If you see a black rhino charging you, don't run.  Try to get behind a tree.  This is not the kind of advice one hears everyday.

I am in Hluhluwe-iMfolozi Park (HiP) in KwaZulu-Natal, South Africa, sweltering in 40C heat, while listening to a researcher talk about a particularly endangered black rhino subspecies, Diceros bicornis minor.

The 96,000ha reserve, a nearly four-hour drive north of Durban, is the oldest on the continent (it was established in 1895) and one of South Africa's largest.  It is considered to be one of the best game parks in Africa to view black and white rhinos in their natural habitat.

I am accompanying PhD student Roan Plotz of Melbourne who is briefing me before our walk to track one of seven black rhinos that have had an electronic chip implanted in their horns.  Plotz tells me the process of inserting these electronic chips is an intoxicating mix of helicopters, sedatives and drilling, which seems a far cry from the dusty science most of us are taught at school.
 
Black rhinos are far less docile than white rhinos.  Plotz says it is as if they are aware of the danger posed by humans: after all, the black rhino population has been reduced to about 3100, although experts fear it could be less.
 
Plotz so passionately drills me on the perils of the African bush that I fear I may not make it out of the park alive.  Anything that moves in the wilderness of Africa, seemingly, can harm humans, from the ticks you have to flick off when walking through long grass to deadly snakes such as black mambas.  Then there are scorpions, spiders and the obviously dangerous big beasts.  There is even a tree, the tambotie, which gives off poisonous fumes when burned.
 
The aim of the game is survival.  A couple of nights of acclimatisation in the African wilderness proves good preparation for my walk through the bush.  The basic hut in which I stay is part of a small camp area in the heart of the HiP; it does not have a perimeter fence.  The thought of the dangerous animals that could be roaming about at night restricts my nocturnal walking to an absolute minimum.  There is certainly not much incentive for stargazing in this neck of the African veldt.
 
While I am in the communal kitchen area of the camp one night, banging and crashing can be heard in bushes nearby.  Flashing a torch, I soon make out the shape of a huge male elephant taking a moonlit stroll through camp.  It pauses to feed off a plant directly at the back of my hut.  Despite being about 4m tall and probably weighing four tonnes, it could charge at great speed park workers tell me.  The footprints it leaves are five times larger than mine.
 
When I finally venture into the bush with Plotz on a humid Monday morning, I am as prepared as I am going to be.  It is March, the rainy season is just coming to an end, and the grass is at least 1m tall.
 
"Watch out for the ticks ... they can give you a nasty bite.

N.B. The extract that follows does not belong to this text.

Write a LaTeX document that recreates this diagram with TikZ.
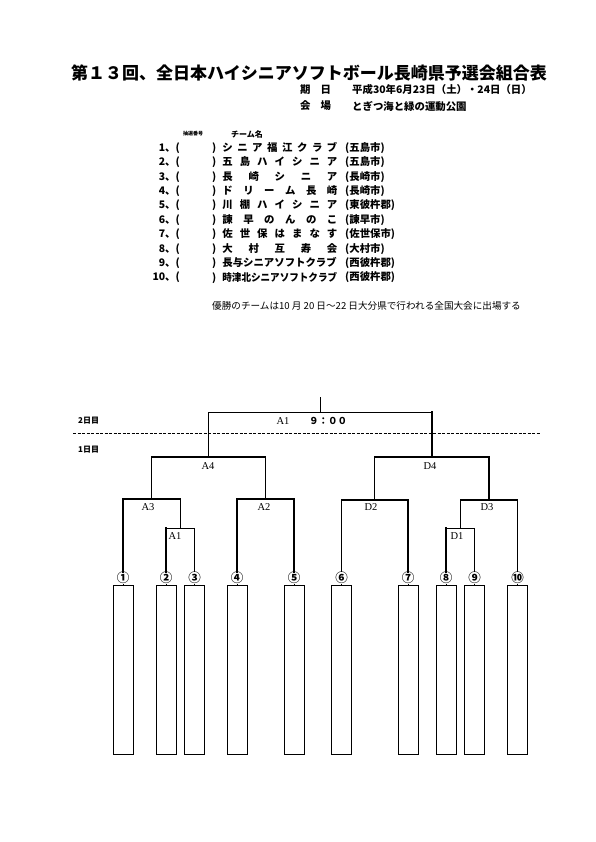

And make sure you avoid standing on a puff adder, that will send you home a little earlier than you would have hoped," Plotz warns.  It strikes me that my travel insurer would have reassessed its premium if it had known I would be heading on foot into the African bush.
 
A ridiculous aspect of such a walk in the wild is the automatic weighing-up of risks.  Suddenly those snakes that could inflict a fatal bite seem less of a threat when compared with the possibility of being skewered by a hippo or charged by a testosterone-fuelled male elephant.
 
It does make me feel more confident that Plotz has by his side a guard, Bhom, who carries a .458-calibre elephant gun.  Bhom lives in one of the local Zulu communities bordering the park and is a self-titled champion of the bhejane (black rhino).
 
I am assured he has been walking through the South African bush for as long as I have been alive; however, I am slightly perturbed when Plotz casually mentions Bhom doesn't have "A-class hearing".  I hope this is more to do with his age than overuse of his rifle.
 
Within five minutes of setting off across the top of a ridge in the middle of the park, we walk into one of the big five.  Staring at us is a lone male buffalo; thankfully it runs off as soon as I stare at it, which gives me a mad sense of empowerment not felt since moving out of my parents' house.
 
It is somehow amusing to discover how difficult it is to spot black rhinos.  Plotz has said he knows where to find one, but after three hours in searing heat, there's no sign of it.
 
With his tracking device waving in the air above him, Plotz looks as if he has more chance of tracking an unidentified flying object.
 
Suddenly mayhem breaks out.  Plotz shouts for me to jump up and into the nearest tree while he and Bhom creep forward.  No more than 40m from where we have been standing is a female black rhino with a baby calf.
 
I gawk like a child for a good half hour; the mother is highly protective of the calf, which is likely to have weighed a whopping 40kg at birth.  Plotz has told me earlier that fully grown black rhinos can charge at 45km/h.  They will charge at anything they perceive as a threat.
 
I am well satisfied by my first black rhino sighting and rather glad I am alive.  My previous encounters with animals in HiP have paled, although I almost tread on a rock python, Africa's largest snake, on the walk back to camp. Plotz just laughs and says there's no such thing as an average day in the African bush.